Repeat the material below word for word and leave out all pictures.

________________________________________

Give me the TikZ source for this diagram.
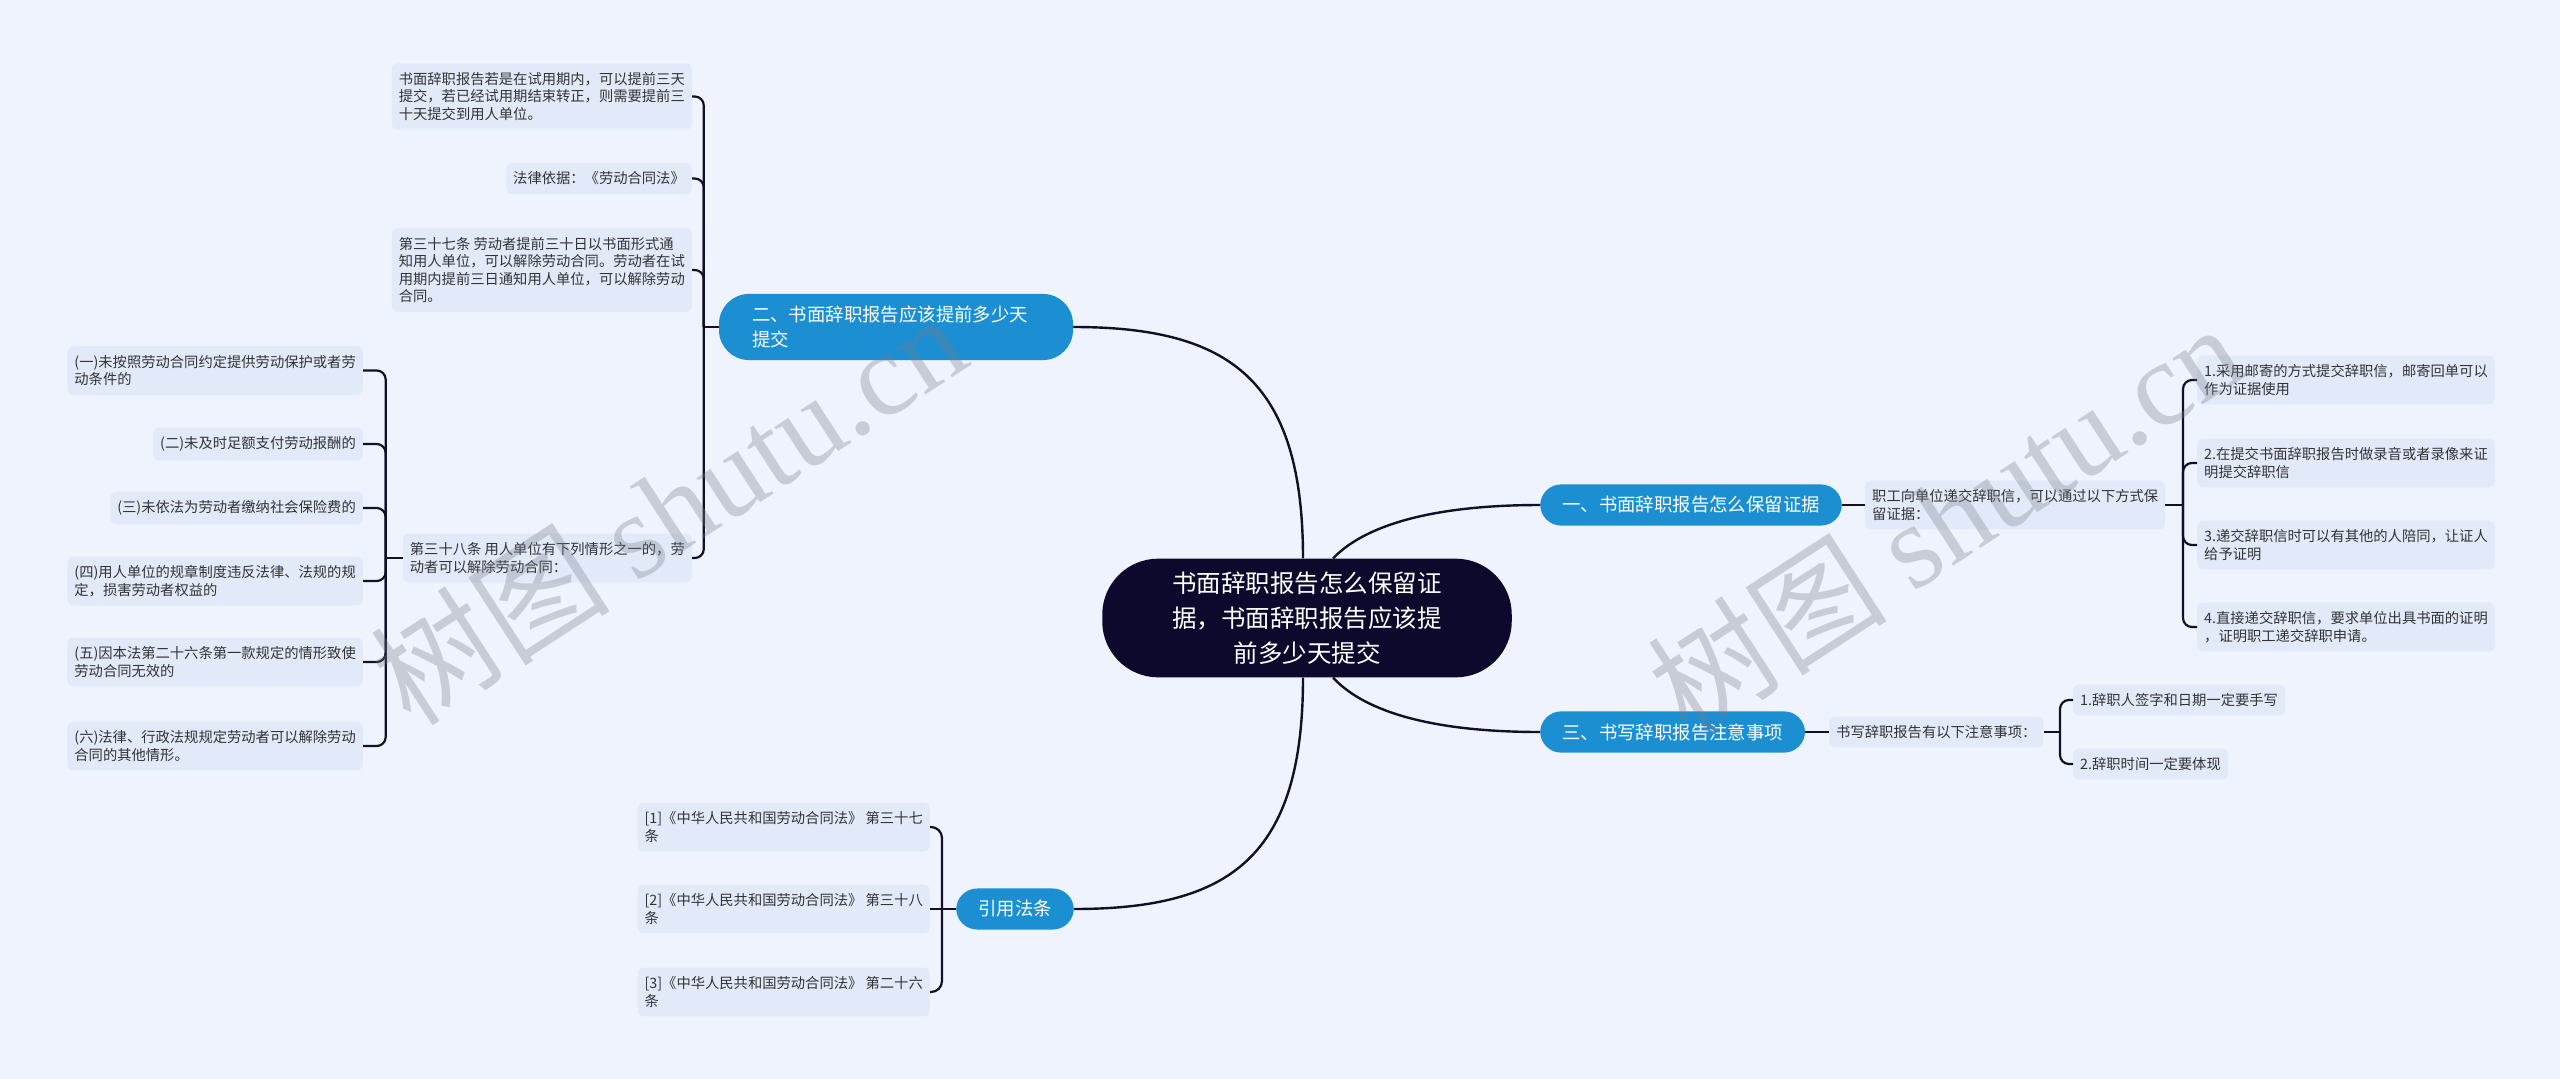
\documentclass[tikz,border=0pt]{standalone}
\usepackage{fontspec}
\setmainfont{Noto Sans CJK SC}
\newfontfamily\wmlatin{Liberation Serif}
\usepackage{tikz}
\usetikzlibrary{calc}
\definecolor{PageBg}  {RGB}{238,243,253}
\definecolor{LeafFill}{RGB}{226,234,250}
\definecolor{LeafText}{RGB}{51,51,51}
\definecolor{BrFill}  {RGB}{28,143,211}
\definecolor{RootFill}{RGB}{12,9,45}
\definecolor{LineCol} {RGB}{18,16,38}
\definecolor{WmCol}   {RGB}{120,124,134}
\tikzset{
  nd_root/.style={
    rectangle, rounded corners=56pt, fill=RootFill, text=white,
    align=center, inner xsep=70pt, inner ysep=13pt,
    font=\fontsize{24.5}{35}\selectfont},
  nd_br/.style={
    rectangle, rounded corners=21pt, fill=BrFill, text=white,
    align=left, inner xsep=22pt, inner ysep=12pt,
    font=\fontsize{18.4}{25}\selectfont},
  nd_leaf/.style={
    rectangle, rounded corners=6pt, fill=LeafFill, text=LeafText,
    align=left, inner xsep=7pt, inner ysep=9pt,
    font=\fontsize{14.3}{17.5}\selectfont},
  ln/.style={draw=LineCol, line width=2.4pt},
  brk/.style={draw=LineCol, line width=2.2pt, rounded corners=9pt},
  wm/.style={text=WmCol, text opacity=0.32, rotate=33,
    font=\fontsize{120}{120}\selectfont},
}

\begin{document}
\begin{tikzpicture}[x=1pt,y=-1pt]

%% page
\fill[PageBg] (0,0) rectangle (2560,1079);
\useasboundingbox (0,0) rectangle (2560,1079);

%% column edges
\def\Ax{692} \def\Bx{363} \def\Cx{930}
\def\Rx{2197} \def\Gx{2073}

%% ── CENTRE + BRANCHES ───────────────────────────────────────
\node[nd_root] at (1307,618) (C){书面辞职报告怎么保留证\\据，书面辞职报告应该提\\前多少天提交};
\node[nd_br, text width=288pt, inner xsep=33pt, rounded corners=30pt]
      at (896,327) (B2){二、书面辞职报告应该提前多少天\\提交};
\node[nd_br,anchor=west] at (1540,505) (B1){一、书面辞职报告怎么保留证据};
\node[nd_br,anchor=west] at (1540,732) (B3){三、书写辞职报告注意事项};
\node[nd_br,anchor=east] at (1074,909) (B4){引用法条};

\draw[ln] ([xshift=-4pt]C.north) .. controls (1303,380) and (1230,327) .. (B2.east);
\draw[ln] ([xshift=26pt]C.north) .. controls (1360,530) and (1420,505) .. (B1.west);
\draw[ln] ([xshift=26pt]C.south) .. controls (1360,707) and (1420,732) .. (B3.west);
\draw[ln] ([xshift=-4pt]C.south) .. controls (1303,857) and (1230,909) .. (B4.east);

%% ── LEFT UPPER: 二 ──────────────────────────────────────────
\node[nd_leaf,anchor=east] at (\Ax,96.5) (A1){书面辞职报告若是在试用期内，可以提前三天\\提交，若已经试用期结束转正，则需要提前三\\十天提交到用人单位。};
\node[nd_leaf,anchor=east] at (\Ax,178.5) (A2){法律依据：《劳动合同法》};
\node[nd_leaf,anchor=east] at (\Ax,270) (A3){第三十七条 劳动者提前三十日以书面形式通\\知用人单位，可以解除劳动合同。劳动者在试\\用期内提前三日通知用人单位，可以解除劳动\\合同。};
\node[nd_leaf,anchor=east] at (\Ax,558) (A4){第三十八条 用人单位有下列情形之一的，劳\\动者可以解除劳动合同：};

\coordinate (J2) at ($(B2.west)+(-15,0)$);
\draw[ln] (B2.west) -- (J2);
\draw[brk] (J2) |- (A1.east);
\draw[brk] (J2) |- (A2.east);
\draw[brk] (J2) |- (A3.east);
\draw[brk] (J2) |- (A4.east);

%% ── LEFT COLUMN: 第三十八条 ─────────────────────────────────
\node[nd_leaf,anchor=east] at (\Bx,370.5) (L1){(一)未按照劳动合同约定提供劳动保护或者劳\\动条件的};
\node[nd_leaf,anchor=east] at (\Bx,444) (L2){(二)未及时足额支付劳动报酬的};
\node[nd_leaf,anchor=east] at (\Bx,508) (L3){(三)未依法为劳动者缴纳社会保险费的};
\node[nd_leaf,anchor=east] at (\Bx,581) (L4){(四)用人单位的规章制度违反法律、法规的规\\定，损害劳动者权益的};
\node[nd_leaf,anchor=east] at (\Bx,662) (L5){(五)因本法第二十六条第一款规定的情形致使\\劳动合同无效的};
\node[nd_leaf,anchor=east] at (\Bx,746) (L6){(六)法律、行政法规规定劳动者可以解除劳动\\合同的其他情形。};

\coordinate (J4) at ($(A4.west)+(-17,0)$);
\draw[ln] (A4.west) -- (J4);
\draw[brk] (J4) |- (L1.east);
\draw[brk] (J4) |- (L2.east);
\draw[brk] (J4) |- (L3.east);
\draw[brk] (J4) |- (L4.east);
\draw[brk] (J4) |- (L5.east);
\draw[brk] (J4) |- (L6.east);

%% ── LEFT LOWER: 引用法条 ────────────────────────────────────
\node[nd_leaf,anchor=east] at (\Cx,827) (H1){[1]《中华人民共和国劳动合同法》 第三十七\\条};
\node[nd_leaf,anchor=east] at (\Cx,909) (H2){[2]《中华人民共和国劳动合同法》 第三十八\\条};
\node[nd_leaf,anchor=east] at (\Cx,992) (H3){[3]《中华人民共和国劳动合同法》 第二十六\\条};

\coordinate (J5) at ($(B4.west)+(-14,0)$);
\draw[ln] (B4.west) -- (H2.east);
\draw[brk, rounded corners=11pt] (J5) |- (H1.east);
\draw[brk, rounded corners=11pt] (J5) |- (H3.east);

%% ── RIGHT: 一 ───────────────────────────────────────────────
\node[nd_leaf,anchor=west] at (1865,505) (E1){职工向单位递交辞职信，可以通过以下方式保\\留证据：};
\node[nd_leaf,anchor=west] at (\Rx,380) (R1){1.采用邮寄的方式提交辞职信，邮寄回单可以\\作为证据使用};
\node[nd_leaf,anchor=west] at (\Rx,463) (R2){2.在提交书面辞职报告时做录音或者录像来证\\明提交辞职信};
\node[nd_leaf,anchor=west] at (\Rx,545) (R3){3.递交辞职信时可以有其他的人陪同，让证人\\给予证明};
\node[nd_leaf,anchor=west] at (\Rx,627) (R4){4.直接递交辞职信，要求单位出具书面的证明\\，证明职工递交辞职申请。};

\coordinate (J1) at ($(R1.west|-E1.east)+(-14,0)$);
\draw[ln] (B1.east) -- (E1.west);
\draw[ln] (E1.east) -- (J1);
\draw[brk] (J1) |- (R1.west);
\draw[brk] (J1) |- (R2.west);
\draw[brk] (J1) |- (R3.west);
\draw[brk] (J1) |- (R4.west);

%% ── RIGHT: 三 ───────────────────────────────────────────────
\node[nd_leaf,anchor=west] at (1829,732) (F1){书写辞职报告有以下注意事项：};
\node[nd_leaf,anchor=west] at (\Gx,700) (G1){1.辞职人签字和日期一定要手写};
\node[nd_leaf,anchor=west] at (\Gx,764) (G2){2.辞职时间一定要体现};

\coordinate (J3) at ($(G1.west|-F1.east)+(-13,0)$);
\draw[ln] (B3.east) -- (F1.west);
\draw[ln] (F1.east) -- (J3);
\draw[brk] (J3) |- (G1.west);
\draw[brk] (J3) |- (G2.west);

%% watermarks
\node[wm] (W1) at (668,508) {树图 {\wmlatin shutu.cn}};
\node[wm] (W2) at (1945,518) {树图 {\wmlatin shutu.cn}};

\end{tikzpicture}
\end{document}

________________________________________

## Answer to the exercise
Give me the TikZ source for this diagram.
\documentclass[tikz,border=0pt]{standalone}
\usepackage{fontspec}
\setmainfont{Noto Sans CJK SC}
\newfontfamily\wmlatin{Liberation Serif}
\usepackage{tikz}
\usetikzlibrary{calc}
\definecolor{PageBg}  {RGB}{238,243,253}
\definecolor{LeafFill}{RGB}{226,234,250}
\definecolor{LeafText}{RGB}{51,51,51}
\definecolor{BrFill}  {RGB}{28,143,211}
\definecolor{RootFill}{RGB}{12,9,45}
\definecolor{LineCol} {RGB}{18,16,38}
\definecolor{WmCol}   {RGB}{120,124,134}
\tikzset{
  nd_root/.style={
    rectangle, rounded corners=56pt, fill=RootFill, text=white,
    align=center, inner xsep=70pt, inner ysep=13pt,
    font=\fontsize{24.5}{35}\selectfont},
  nd_br/.style={
    rectangle, rounded corners=21pt, fill=BrFill, text=white,
    align=left, inner xsep=22pt, inner ysep=12pt,
    font=\fontsize{18.4}{25}\selectfont},
  nd_leaf/.style={
    rectangle, rounded corners=6pt, fill=LeafFill, text=LeafText,
    align=left, inner xsep=7pt, inner ysep=9pt,
    font=\fontsize{14.3}{17.5}\selectfont},
  ln/.style={draw=LineCol, line width=2.4pt},
  brk/.style={draw=LineCol, line width=2.2pt, rounded corners=9pt},
  wm/.style={text=WmCol, text opacity=0.32, rotate=33,
    font=\fontsize{120}{120}\selectfont},
}

\begin{document}
\begin{tikzpicture}[x=1pt,y=-1pt]

%% page
\fill[PageBg] (0,0) rectangle (2560,1079);
\useasboundingbox (0,0) rectangle (2560,1079);

%% column edges
\def\Ax{692} \def\Bx{363} \def\Cx{930}
\def\Rx{2197} \def\Gx{2073}

%% ── CENTRE + BRANCHES ───────────────────────────────────────
\node[nd_root] at (1307,618) (C){书面辞职报告怎么保留证\\据，书面辞职报告应该提\\前多少天提交};
\node[nd_br, text width=288pt, inner xsep=33pt, rounded corners=30pt]
      at (896,327) (B2){二、书面辞职报告应该提前多少天\\提交};
\node[nd_br,anchor=west] at (1540,505) (B1){一、书面辞职报告怎么保留证据};
\node[nd_br,anchor=west] at (1540,732) (B3){三、书写辞职报告注意事项};
\node[nd_br,anchor=east] at (1074,909) (B4){引用法条};

\draw[ln] ([xshift=-4pt]C.north) .. controls (1303,380) and (1230,327) .. (B2.east);
\draw[ln] ([xshift=26pt]C.north) .. controls (1360,530) and (1420,505) .. (B1.west);
\draw[ln] ([xshift=26pt]C.south) .. controls (1360,707) and (1420,732) .. (B3.west);
\draw[ln] ([xshift=-4pt]C.south) .. controls (1303,857) and (1230,909) .. (B4.east);

%% ── LEFT UPPER: 二 ──────────────────────────────────────────
\node[nd_leaf,anchor=east] at (\Ax,96.5) (A1){书面辞职报告若是在试用期内，可以提前三天\\提交，若已经试用期结束转正，则需要提前三\\十天提交到用人单位。};
\node[nd_leaf,anchor=east] at (\Ax,178.5) (A2){法律依据：《劳动合同法》};
\node[nd_leaf,anchor=east] at (\Ax,270) (A3){第三十七条 劳动者提前三十日以书面形式通\\知用人单位，可以解除劳动合同。劳动者在试\\用期内提前三日通知用人单位，可以解除劳动\\合同。};
\node[nd_leaf,anchor=east] at (\Ax,558) (A4){第三十八条 用人单位有下列情形之一的，劳\\动者可以解除劳动合同：};

\coordinate (J2) at ($(B2.west)+(-15,0)$);
\draw[ln] (B2.west) -- (J2);
\draw[brk] (J2) |- (A1.east);
\draw[brk] (J2) |- (A2.east);
\draw[brk] (J2) |- (A3.east);
\draw[brk] (J2) |- (A4.east);

%% ── LEFT COLUMN: 第三十八条 ─────────────────────────────────
\node[nd_leaf,anchor=east] at (\Bx,370.5) (L1){(一)未按照劳动合同约定提供劳动保护或者劳\\动条件的};
\node[nd_leaf,anchor=east] at (\Bx,444) (L2){(二)未及时足额支付劳动报酬的};
\node[nd_leaf,anchor=east] at (\Bx,508) (L3){(三)未依法为劳动者缴纳社会保险费的};
\node[nd_leaf,anchor=east] at (\Bx,581) (L4){(四)用人单位的规章制度违反法律、法规的规\\定，损害劳动者权益的};
\node[nd_leaf,anchor=east] at (\Bx,662) (L5){(五)因本法第二十六条第一款规定的情形致使\\劳动合同无效的};
\node[nd_leaf,anchor=east] at (\Bx,746) (L6){(六)法律、行政法规规定劳动者可以解除劳动\\合同的其他情形。};

\coordinate (J4) at ($(A4.west)+(-17,0)$);
\draw[ln] (A4.west) -- (J4);
\draw[brk] (J4) |- (L1.east);
\draw[brk] (J4) |- (L2.east);
\draw[brk] (J4) |- (L3.east);
\draw[brk] (J4) |- (L4.east);
\draw[brk] (J4) |- (L5.east);
\draw[brk] (J4) |- (L6.east);

%% ── LEFT LOWER: 引用法条 ────────────────────────────────────
\node[nd_leaf,anchor=east] at (\Cx,827) (H1){[1]《中华人民共和国劳动合同法》 第三十七\\条};
\node[nd_leaf,anchor=east] at (\Cx,909) (H2){[2]《中华人民共和国劳动合同法》 第三十八\\条};
\node[nd_leaf,anchor=east] at (\Cx,992) (H3){[3]《中华人民共和国劳动合同法》 第二十六\\条};

\coordinate (J5) at ($(B4.west)+(-14,0)$);
\draw[ln] (B4.west) -- (H2.east);
\draw[brk, rounded corners=11pt] (J5) |- (H1.east);
\draw[brk, rounded corners=11pt] (J5) |- (H3.east);

%% ── RIGHT: 一 ───────────────────────────────────────────────
\node[nd_leaf,anchor=west] at (1865,505) (E1){职工向单位递交辞职信，可以通过以下方式保\\留证据：};
\node[nd_leaf,anchor=west] at (\Rx,380) (R1){1.采用邮寄的方式提交辞职信，邮寄回单可以\\作为证据使用};
\node[nd_leaf,anchor=west] at (\Rx,463) (R2){2.在提交书面辞职报告时做录音或者录像来证\\明提交辞职信};
\node[nd_leaf,anchor=west] at (\Rx,545) (R3){3.递交辞职信时可以有其他的人陪同，让证人\\给予证明};
\node[nd_leaf,anchor=west] at (\Rx,627) (R4){4.直接递交辞职信，要求单位出具书面的证明\\，证明职工递交辞职申请。};

\coordinate (J1) at ($(R1.west|-E1.east)+(-14,0)$);
\draw[ln] (B1.east) -- (E1.west);
\draw[ln] (E1.east) -- (J1);
\draw[brk] (J1) |- (R1.west);
\draw[brk] (J1) |- (R2.west);
\draw[brk] (J1) |- (R3.west);
\draw[brk] (J1) |- (R4.west);

%% ── RIGHT: 三 ───────────────────────────────────────────────
\node[nd_leaf,anchor=west] at (1829,732) (F1){书写辞职报告有以下注意事项：};
\node[nd_leaf,anchor=west] at (\Gx,700) (G1){1.辞职人签字和日期一定要手写};
\node[nd_leaf,anchor=west] at (\Gx,764) (G2){2.辞职时间一定要体现};

\coordinate (J3) at ($(G1.west|-F1.east)+(-13,0)$);
\draw[ln] (B3.east) -- (F1.west);
\draw[ln] (F1.east) -- (J3);
\draw[brk] (J3) |- (G1.west);
\draw[brk] (J3) |- (G2.west);

%% watermarks
\node[wm] (W1) at (668,508) {树图 {\wmlatin shutu.cn}};
\node[wm] (W2) at (1945,518) {树图 {\wmlatin shutu.cn}};

\end{tikzpicture}
\end{document}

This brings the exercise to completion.